IT systems validation in the Life Science industry

The notion of validation is inextricably related to implementing complex IT systems in the pharmaceutical industry.

It is an extremely important process of which the implementation stage is but one of the elements, continuing until the system is withdrawn from use. This article is dedicated to the topic of validating computerized systems as part of an implementation project, which will be explained on the basis of the six (6) most important steps.

What is a validation of IT systems?

Validation of computerized systems is a set of actions aimed at providing documented proof that will convince us that the system is actually capable of achieving the intended results, and acts in accordance with initial assumptions. How do we do that?

These are the six (6) steps that we must take:

I What are the requirements such a system must satisfy?

Any implementation of an IT system is intended to support, automate, or optimise the carrying out of a business process. Consequently, a particular organisation is usually aware of the process they want to support, and they have a vision of how to do it. So, the first step is to draw up a list of requirements. User Requirements are comprised of both the functional requirements corresponding directly to the supported business process, and the non-functional requirements that correspond, among others, to safety, efficiency, or system interface.

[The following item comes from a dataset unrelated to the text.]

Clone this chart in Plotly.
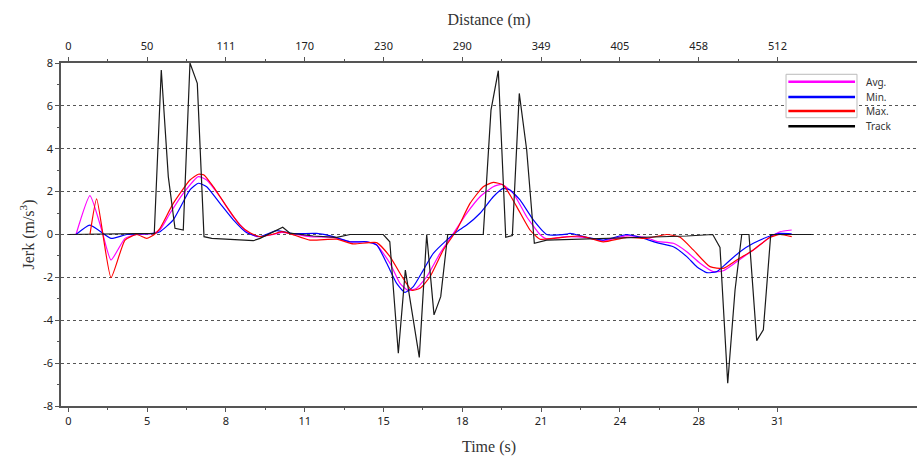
import plotly.graph_objects as go

# ---- axis labels ----
time_ticks = [0, 10, 20, 30, 40, 50, 60, 70, 80, 90]
time_labels = ["0", "5", "8", "11", "15", "18", "21", "24", "28", "31"]
dist_labels = ["0", "50", "111", "170", "230", "290", "349", "405", "458", "512"]
minor_ticks = [5, 15, 25, 35, 45, 55, 65, 75, 85]
jerk_ticks = [-8, -6, -4, -2, 0, 2, 4, 6, 8]
jerk_labels = ["-8", "-6", "-4", "-2", "0", "2", "4", "6", "8"]

# ---- Track (black) ----
track_x = [0.0, 10.91, 11.80, 12.69, 13.54, 14.59, 15.44, 16.37, 17.22, 18.20, 23.48, 24.33,
           27.21, 28.13, 31.09, 34.06, 35.75, 39.97, 40.80, 41.88, 42.77, 44.54, 45.48,
           46.41, 47.26, 48.15, 52.66, 53.64, 54.57, 55.51, 56.35, 57.23, 58.17, 59.14,
           60.71, 64.94, 70.01, 75.09, 78.48, 81.78, 82.70, 83.68, 84.61, 85.46, 86.38,
           87.36, 88.20, 89.14, 94.54]
track_y = [0.0, 0.05, 7.67, 2.7, 0.29, 0.21, 8.0, 7.05, -0.1, -0.18, -0.29, -0.18,
           0.34, 0.06, -0.07, -0.13, 0.0, 0.0, -0.34, -5.54, -1.66, -5.73, 0.0,
           -3.75, -2.9, 0.0, 0.0, 5.8, 7.64, -0.13, -0.05, 6.58, 3.94, -0.41,
           -0.26, -0.22, -0.16, -0.1, -0.07, 0.0, -0.6, -6.94, -2.59, 0.0, 0.0,
           -4.95, -4.45, 0.0, 0.0]

# ---- Avg. (magenta) ----
avg_x = [0.98, 2.75, 4.24, 5.42, 7.20, 8.68, 10.79, 11.64, 12.91, 14.59, 16.50, 17.56,
         19.25, 20.94, 22.64, 23.91, 26.02, 27.12, 28.55, 30.67, 33.63, 35.75, 37.87,
         39.14, 40.82, 42.09, 43.15, 44.21, 45.48, 47.17, 48.86, 50.56, 52.25, 53.93,
         55.00, 56.47, 58.17, 59.86, 60.71, 63.25, 65.79, 67.89, 70.86, 73.40, 74.67,
         76.78, 78.48, 80.17, 81.85, 83.12, 84.82, 86.93, 89.05, 90.32, 91.80]
avg_y = [0.0, 1.81, 0.21, -1.19, -0.18, 0.0, 0.05, 0.22, 0.99, 1.92, 2.7, 2.54,
         1.76, 0.83, 0.13, -0.1, 0.0, 0.1, 0.02, -0.1, -0.14, -0.34, -0.34,
         -0.49, -1.34, -2.28, -2.62, -2.51, -1.97, -0.88, 0.05, 0.99, 1.76, 2.23,
         2.34, 1.92, 0.83, 0.0, -0.21, -0.1, -0.15, -0.3, -0.05, -0.15, -0.32,
         -0.41, -0.8, -1.34, -1.73, -1.69, -1.27, -0.72, -0.13, 0.13, 0.21]

# ---- Min. (blue) ----
min_x = [0.98, 2.75, 5.42, 7.41, 10.79, 11.64, 13.32, 15.44, 16.50, 17.56, 19.25, 20.94,
         22.64, 24.33, 26.45, 28.55, 31.52, 33.63, 35.75, 37.87, 39.14, 40.41, 41.67,
         42.73, 43.78, 45.05, 46.32, 48.02, 49.29, 50.56, 52.25, 53.93, 55.20, 56.05,
         57.32, 59.01, 60.71, 63.25, 63.67, 65.79, 67.89, 70.86, 72.55, 74.67, 76.78,
         78.48, 79.75, 81.02, 82.29, 83.55, 85.24, 86.93, 89.05, 90.32, 91.80]
min_y = [0.0, 0.44, -0.18, 0.0, 0.05, 0.13, 0.68, 2.08, 2.39, 2.23, 1.45, 0.68,
         0.08, -0.1, 0.18, 0.04, 0.05, -0.1, -0.34, -0.34, -0.49, -1.34, -2.28,
         -2.7, -2.43, -1.66, -0.88, -0.26, 0.13, 0.44, 0.99, 1.76, 2.15, 2.08,
         1.61, 0.68, 0.0, 0.02, 0.05, -0.13, -0.26, 0.0, -0.13, -0.38, -0.57,
         -1.03, -1.5, -1.78, -1.73, -1.34, -0.8, -0.41, -0.07, 0.05, 0.03]

# ---- Max. (red) ----
max_x = [2.75, 3.60, 5.42, 7.20, 8.68, 9.95, 10.91, 11.64, 13.32, 15.44, 16.50, 17.22,
         18.40, 20.10, 21.79, 23.06, 24.33, 26.02, 27.08, 28.13, 30.67, 34.06, 36.17,
         39.14, 40.82, 42.09, 43.58, 44.63, 45.90, 47.59, 49.29, 50.98, 52.66, 53.93,
         55.20, 56.90, 58.59, 59.86, 61.55, 64.52, 65.79, 67.89, 70.86, 73.40, 75.94,
         77.64, 79.31, 81.43, 83.12, 84.82, 86.93, 89.05, 90.32, 91.80]
max_y = [0.0, 1.66, -2.01, -0.26, 0.0, -0.18, 0.0, 0.29, 1.45, 2.54, 2.81, 2.78,
         2.23, 1.3, 0.44, 0.08, -0.1, 0.02, 0.13, 0.04, -0.26, -0.22, -0.44,
         -0.38, -1.03, -1.81, -2.6, -2.51, -1.97, -0.72, 0.21, 1.45, 2.23, 2.43,
         2.31, 1.3, 0.21, -0.22, -0.18, -0.07, -0.13, -0.34, -0.13, -0.18, 0.0,
         -0.13, -0.72, -1.5, -1.58, -1.19, -0.72, -0.13, 0.0, -0.1]

X_RANGE = [-0.926, 107.7]

fig = go.Figure()
# Track drawn on the top (distance) axis, which shares the same range as the time axis
fig.add_trace(go.Scatter(x=track_x, y=track_y, mode="lines", name="Track", xaxis="x2",
                         line=dict(color="#1a1a1a", width=1.2), showlegend=False))
fig.add_trace(go.Scatter(x=avg_x, y=avg_y, mode="lines", name="Avg.",
                         line=dict(color="#ff00ff", width=1.2, shape="spline", smoothing=0.5),
                         showlegend=False))
fig.add_trace(go.Scatter(x=min_x, y=min_y, mode="lines", name="Min.",
                         line=dict(color="#0000ff", width=1.2, shape="spline", smoothing=0.5),
                         showlegend=False))
fig.add_trace(go.Scatter(x=max_x, y=max_y, mode="lines", name="Max.",
                         line=dict(color="#ff0000", width=1.2, shape="spline", smoothing=0.5),
                         showlegend=False))

tickfont = dict(family="Noto Sans", size=11, color="#222")
titlefont = dict(family="Liberation Serif", size=16, color="#333")
axis_line = dict(showline=True, linecolor="#555", linewidth=1.5, automargin=False)

fig.update_layout(
    width=917, height=457,
    margin=dict(l=61, r=0, t=63, b=51),
    paper_bgcolor="white", plot_bgcolor="white",
    xaxis=dict(range=X_RANGE, tickmode="array", tickvals=time_ticks, ticktext=time_labels,
               ticks="outside", ticklen=4, tickcolor="#555", tickfont=tickfont,
               showgrid=False, zeroline=False,
               minor=dict(tickmode="array", tickvals=minor_ticks, ticks="outside",
                          ticklen=2, tickcolor="#555", showgrid=False),
               title=dict(text="Time (s)", font=titlefont, standoff=14),
               **axis_line),
    xaxis2=dict(range=X_RANGE, overlaying="x", side="top", anchor="y",
                tickmode="array", tickvals=time_ticks, ticktext=dist_labels,
                ticks="outside", ticklen=4, tickcolor="#555", tickfont=tickfont,
                ticklabelstandoff=3,
                showgrid=False, zeroline=False,
                minor=dict(tickmode="array", tickvals=minor_ticks, ticks="outside",
                           ticklen=2, tickcolor="#555", showgrid=False),
                title=dict(text="Distance (m)", font=titlefont, standoff=8),
                **axis_line),
    yaxis=dict(range=[-8, 8], tickmode="array", tickvals=jerk_ticks, ticktext=jerk_labels,
               ticks="outside", ticklen=4, tickcolor="#555", tickfont=tickfont,
               showgrid=True, gridcolor="#555", griddash="dot", gridwidth=1,
               zeroline=False,
               minor=dict(tickmode="linear", tick0=-7, dtick=2, ticks="outside",
                          ticklen=2, tickcolor="#555", showgrid=False),
               title=dict(text="Jerk (m/s<sup>3</sup>)", font=titlefont, standoff=5),
               **axis_line),
)

# ---- manual legend (long line samples, box around the first three entries) ----
legend_items = [("Avg.", "#ff00ff", 0.9455), ("Min.", "#0000ff", 0.9009),
                ("Max.", "#ff0000", 0.8601), ("Track", "#000000", 0.8155)]
fig.add_shape(type="rect", xref="paper", yref="paper", x0=0.8470, x1=0.9299,
              y0=0.8405, y1=0.9671, line=dict(color="#bbbbbb", width=1),
              fillcolor="white", layer="above")
for name, col, yy in legend_items:
    fig.add_shape(type="line", xref="paper", yref="paper", x0=0.8497, x1=0.9276,
                  y0=yy, y1=yy, line=dict(color=col, width=2.5), layer="above")
    fig.add_annotation(text=name, xref="paper", yref="paper", x=0.9380, y=yy,
                       xanchor="left", yanchor="middle", showarrow=False,
                       font=dict(family="Noto Sans", size=10, color="#333"))

fig.write_html("out.html", config={"displayModeBar": False},
               post_script="document.body.style.margin='0';")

Remember about legal requirements when drawing up a list of requirements for systems that will support the pharmaceutical industry.

II Validate? How?

Once we know what the system is going to support, one must consider its criticality. During this step, we should be able to assess whether the system meets the criteria of criticality, from the GxP perspective, and whether it should be validated. What is it about? The key element is assessing whether the system supports elements of the business process that can impact the following:

• Patient health;
• Quality of a medicinal product;
• Data integrity.

If correlation is clearly visible, the answer is simple – validate it!

III How is the system supposed to work?

Each individual function of the system or elements of configuration support corresponding requirements. While in the next step, make a list of all functions, elements of system configuration and expansion, and then combine them with the corresponding requirements. The intent is to provide a system that meets user requirements, so one must be able to unambiguously define each of the functions that correspond to each individual requirement, and make sure that all requirements are covered and carried out in the system.

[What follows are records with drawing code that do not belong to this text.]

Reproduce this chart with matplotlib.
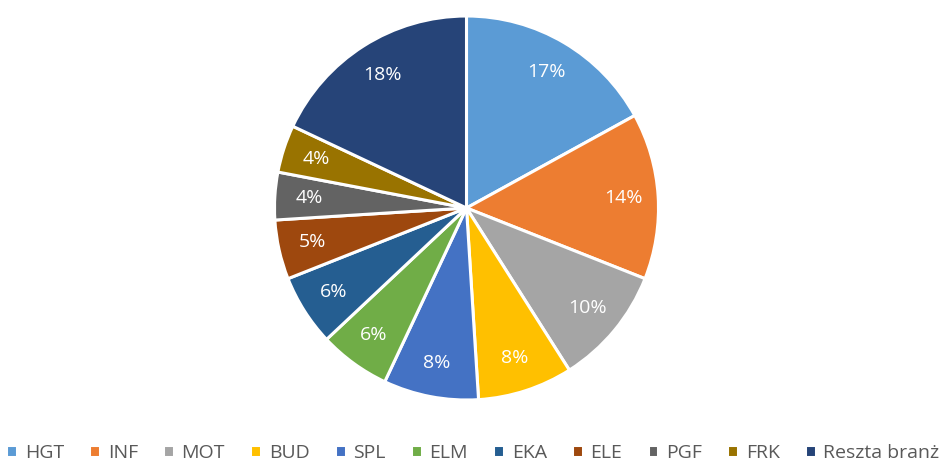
import matplotlib.pyplot as plt

# udzial branz
branze = ["HGT", "INF", "MOT", "BUD", "SPL", "ELM", "EKA", "ELE", "PGF", "FRK", "Reszta branż"]
udzial = [17, 14, 10, 8, 8, 6, 6, 5, 4, 4, 18]
kolory = ["#5B9BD5", "#ED7D31", "#A5A5A5", "#FFC000", "#4472C4", "#70AD47",
          "#255E91", "#9E480E", "#636363", "#997300", "#264478"]

plt.rcParams['font.family'] = ['Open Sans', 'DejaVu Sans']

fig = plt.figure(figsize=(9.42, 4.62), dpi=100)
ax = fig.add_axes([274.5 / 942, 62 / 462, 384 / 942, 384 / 462])

wedges, texts, autotexts = ax.pie(
    udzial, colors=kolory, startangle=90, counterclock=False,
    autopct=lambda p: "%d%%" % round(p), pctdistance=0.82,
    wedgeprops=dict(edgecolor="white", linewidth=2.2),
    textprops=dict(color="white", fontsize=14))
ax.set_xlim(-1, 1)
ax.set_ylim(-1, 1)
ax.set_aspect("equal")

fig.legend(wedges, branze, loc="lower center", bbox_to_anchor=(0.502, -0.038),
           ncol=11, frameon=False, fontsize=14, handlelength=0.55, handleheight=0.6,
           handletextpad=0.4, columnspacing=1.3, labelcolor="#595959")

plt.savefig("out.png", dpi=100)
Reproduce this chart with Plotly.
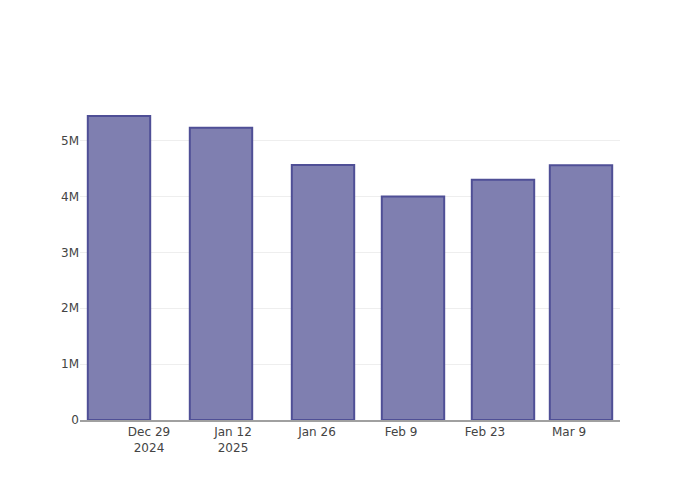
import plotly.graph_objects as go

dates = ["2024-12-24", "2025-01-10", "2025-01-27", "2025-02-11", "2025-02-26", "2025-03-11"]
values = [5440000, 5230000, 4565000, 4000000, 4300000, 4560000]

fig = go.Figure(
    go.Bar(
        x=dates,
        y=values,
        marker=dict(color="#7f7fb0", line=dict(color="#4f4f96", width=2)),
    )
)
fig.update_layout(
    width=700,
    height=500,
    template="none",
    plot_bgcolor="white",
    paper_bgcolor="white",
    margin=dict(l=80, r=80, t=100, b=80),
    font=dict(family="DejaVu Sans", size=12, color="#444"),
    showlegend=False,
)
fig.update_xaxes(
    type="date",
    showgrid=False,
    showline=True,
    linecolor="#a0a0a0",
    linewidth=2,
    ticks="",
    dtick=14 * 24 * 3600 * 1000,
    tick0="2024-12-29",
    tickformat="%b %-d\n%Y",
)
fig.update_yaxes(
    showgrid=True,
    gridcolor="#eeeeee",
    showline=False,
    zeroline=False,
    ticks="",
)
fig.write_html(
    "out.html",
    config={"displayModeBar": False},
    post_script="document.body.style.margin='0';",
)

Obviously, in addition to a standard specification of system functionalities, it will be necessary to draw up a technical specification.

IV Risk? How does one prevent that?

There are risks associated with each individual system function. They must be identified and evaluated. Each risk is evaluated, in terms of its impact on the following: patient health, quality of a medicinal product, data integrity, probability of occurrence, and possibility of detection. Then, one must evaluate the risks that are acceptable, and the ones that require restrictive actions. There are various methods of risk analysis, and mature organisations frequently use their own, well-proven schemes. The most popular ones include the GAMP 5 and FMEA risk analysis methods.

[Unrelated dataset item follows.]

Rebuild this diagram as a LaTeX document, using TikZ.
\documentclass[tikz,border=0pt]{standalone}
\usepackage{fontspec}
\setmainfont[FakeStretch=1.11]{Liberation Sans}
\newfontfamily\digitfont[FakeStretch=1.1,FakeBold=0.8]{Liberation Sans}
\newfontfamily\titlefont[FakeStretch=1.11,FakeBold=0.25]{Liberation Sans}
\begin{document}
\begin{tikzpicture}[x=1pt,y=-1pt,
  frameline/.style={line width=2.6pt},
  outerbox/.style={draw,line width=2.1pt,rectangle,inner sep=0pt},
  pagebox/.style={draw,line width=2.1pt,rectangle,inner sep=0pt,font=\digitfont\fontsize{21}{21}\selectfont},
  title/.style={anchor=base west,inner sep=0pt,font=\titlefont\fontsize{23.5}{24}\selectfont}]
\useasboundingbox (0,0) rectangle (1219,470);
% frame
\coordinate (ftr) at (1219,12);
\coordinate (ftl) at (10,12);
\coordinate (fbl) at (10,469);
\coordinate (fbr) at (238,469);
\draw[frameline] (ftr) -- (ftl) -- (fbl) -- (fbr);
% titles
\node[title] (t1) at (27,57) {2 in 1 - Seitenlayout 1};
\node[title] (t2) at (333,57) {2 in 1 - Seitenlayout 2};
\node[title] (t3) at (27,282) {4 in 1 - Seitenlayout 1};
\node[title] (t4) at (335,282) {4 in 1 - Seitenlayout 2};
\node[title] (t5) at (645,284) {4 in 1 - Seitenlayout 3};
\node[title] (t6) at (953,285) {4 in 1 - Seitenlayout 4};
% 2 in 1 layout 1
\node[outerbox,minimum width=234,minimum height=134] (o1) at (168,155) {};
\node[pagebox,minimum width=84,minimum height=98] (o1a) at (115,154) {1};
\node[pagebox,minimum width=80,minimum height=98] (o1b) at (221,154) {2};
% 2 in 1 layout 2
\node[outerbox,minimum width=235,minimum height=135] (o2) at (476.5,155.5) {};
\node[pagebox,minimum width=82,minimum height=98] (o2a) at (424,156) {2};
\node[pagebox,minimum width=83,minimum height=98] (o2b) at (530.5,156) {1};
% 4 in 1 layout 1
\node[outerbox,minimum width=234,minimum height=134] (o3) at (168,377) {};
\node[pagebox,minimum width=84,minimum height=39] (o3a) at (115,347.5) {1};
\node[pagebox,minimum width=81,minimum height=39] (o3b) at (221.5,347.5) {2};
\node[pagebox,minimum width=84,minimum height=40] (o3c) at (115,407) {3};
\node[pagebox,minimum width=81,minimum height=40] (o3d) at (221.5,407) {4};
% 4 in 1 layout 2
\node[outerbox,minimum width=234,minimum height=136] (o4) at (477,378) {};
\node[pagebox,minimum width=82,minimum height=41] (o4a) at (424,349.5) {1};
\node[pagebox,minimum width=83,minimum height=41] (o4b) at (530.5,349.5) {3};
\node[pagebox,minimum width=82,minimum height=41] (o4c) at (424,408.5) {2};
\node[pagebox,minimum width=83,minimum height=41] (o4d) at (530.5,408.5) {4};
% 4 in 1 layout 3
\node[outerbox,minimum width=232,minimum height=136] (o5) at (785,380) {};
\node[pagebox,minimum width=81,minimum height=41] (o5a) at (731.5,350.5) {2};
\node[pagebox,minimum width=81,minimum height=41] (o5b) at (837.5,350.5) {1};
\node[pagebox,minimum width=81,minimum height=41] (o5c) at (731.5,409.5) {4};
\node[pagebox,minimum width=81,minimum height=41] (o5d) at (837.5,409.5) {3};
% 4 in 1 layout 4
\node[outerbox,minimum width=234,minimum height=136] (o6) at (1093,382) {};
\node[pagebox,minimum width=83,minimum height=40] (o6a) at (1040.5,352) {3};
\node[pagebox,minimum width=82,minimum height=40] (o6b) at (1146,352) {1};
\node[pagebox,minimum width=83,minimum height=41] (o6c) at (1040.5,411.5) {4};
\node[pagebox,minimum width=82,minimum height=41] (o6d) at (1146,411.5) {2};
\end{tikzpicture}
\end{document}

The most frequently applied restriction methods include additional tests, procedures, operation manuals, training courses, and the so-called function reconstruction – sometimes “protections” can be “built into” a particular function of the system.

One must bear in mind that implementing restrictive actions requires redoing risk analysis!

V Tests!

When the system is ready, make sure that it works as needed. Start with tests carried out at the code level, e.g. integration tests or code review. Then, make sure that all components have been installed correctly (IQ), whether the system works as intended (OQ) (in terms of its functional requirements). If these tests are successful, it is time for final tests (PQ) that are usually carried out by end users, who verify whether the system supports the business process currently run in a company, and confirm that the intended goal has been reached, i.e. the system satisfies the intended use. Should any system malfunction be identified at any of the steps, they need to be analysed, corrected, and re-tested (redo the erroneous tests, or the tests that were affected by malfunctions).

Obviously, all tests must be performed formally, i.e. accompanied by appropriate documentation, remembering to obtain proofs of their successful outcomes. Finally, we need to prove that the system works correctly.

VI Summary

When the system is ready, make sure that employees are trained and provided with SOPs, prior to the official commissioning of the system. Satisfying the aforementioned assumptions and implementing the system correctly in production enables summing up all the undertaken actions and commissioning the system.

From the formal perspective, we need to draw up a validation report that contains all the actions we have carried out. The report must list all departures from the initial plan accompanied by a short statement of reasons. If the report identifies actions that were not carried out on time, but which were non-critical for the system validation, they need to be listed and accompanied by an explanation of the method that will be used to track their implementation.

Naturally, we must always remember to keep the validated status of the system, and to correctly carry out and control the following aspects: change management, management of incidents and problems, user and access management, backup procedure, data recovery procedure, and many others.